Awards
National Endowment for the Arts Fellowship; Women Writing the West WILLA Award; Mid-List Press First Series Award; Wyoming Arts Council Best Short Story & Blanchan Awards; Ucross, Jentel, Mesa Refuge Fellow; Colorado Authors’ League Book Award. Finalist: Bakeless, Glasgow, Reading the West, High Plains Book Award.
Graduate
Iowa Writers’ Workshop and Iowa Nonfiction Program
Bio
Julene Bair is the author of The Ogallala Road, A Story of Love, Family, and the Fight to Keep the Great Plains from Running Dry (Viking Penguin 2014). Her first book, One Degree West: Reflections of a Plainsdaughter, won Mid-List Press’s First Series Award and a WILLA Award from Women Writing the West. Bair’s essays have appeared in venues ranging from the New York Times to High Country News. A 2004 NEA fellow, she has taught at the University of Wyoming, the University of Iowa, the Iowa Summer Writing Festival, Denver’s Lighthouse Writers and the Jackson Hole Writing Festival. Prior to teaching and writing, her career interests ranged from the management of a San Francisco recording studio to filmmaker to farmer. She lives in Santa Rosa, California.

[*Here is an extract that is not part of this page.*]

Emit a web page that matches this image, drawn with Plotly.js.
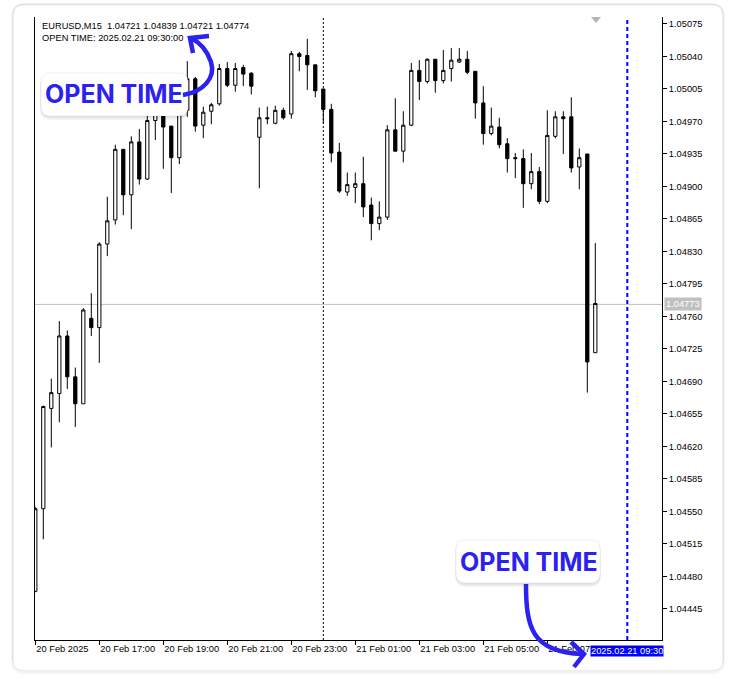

My Personal Writing Journey
I got bitten by the writing bug as a child, when I wrote my first poems about the beauty and spirit of my favorite horse, Flame. She was too wild to ride in reality, but in my imagination I raced across the prairie on her bare back. At eighteen, I left Kansas for what I thought would be a more exciting life on the West Coast. But the most exciting thing I did in San Francisco was leave it some years later to live in a remote mountain cabin in the Mojave Desert. Thinking I would become this modern-day Thoreau, I tapped out stories on an old manual typewriter and sent them off to The New Yorker and other noteworthy magazines. Before long, I’d papered my outhouse walls in rejections slips.
Eventually I published a few pieces in small journals and, with the help of the editors, my writing got good enough to win me acceptance at the Iowa Writers’ Workshop. While there, I expected to write stories about my experiences in 1960s San Francisco and my adventures in the wilds of the Mojave, but my fingers kept tapping out stories about my original home and about my brief return to Kansas in my mid-thirties as a single, soon-to-be mother seeking the safety of home. I have been coming back to Kansas in my writing ever since. Why? I think because my relationship to that place has always been under threat. I didn’t realize this consciously until my father died and the up-till-then unmentionable possibility of selling the farm first entered my head. I wrote The Ogallala Road to hang onto my identity, to own my Kansas home, if not in fact, at least in words.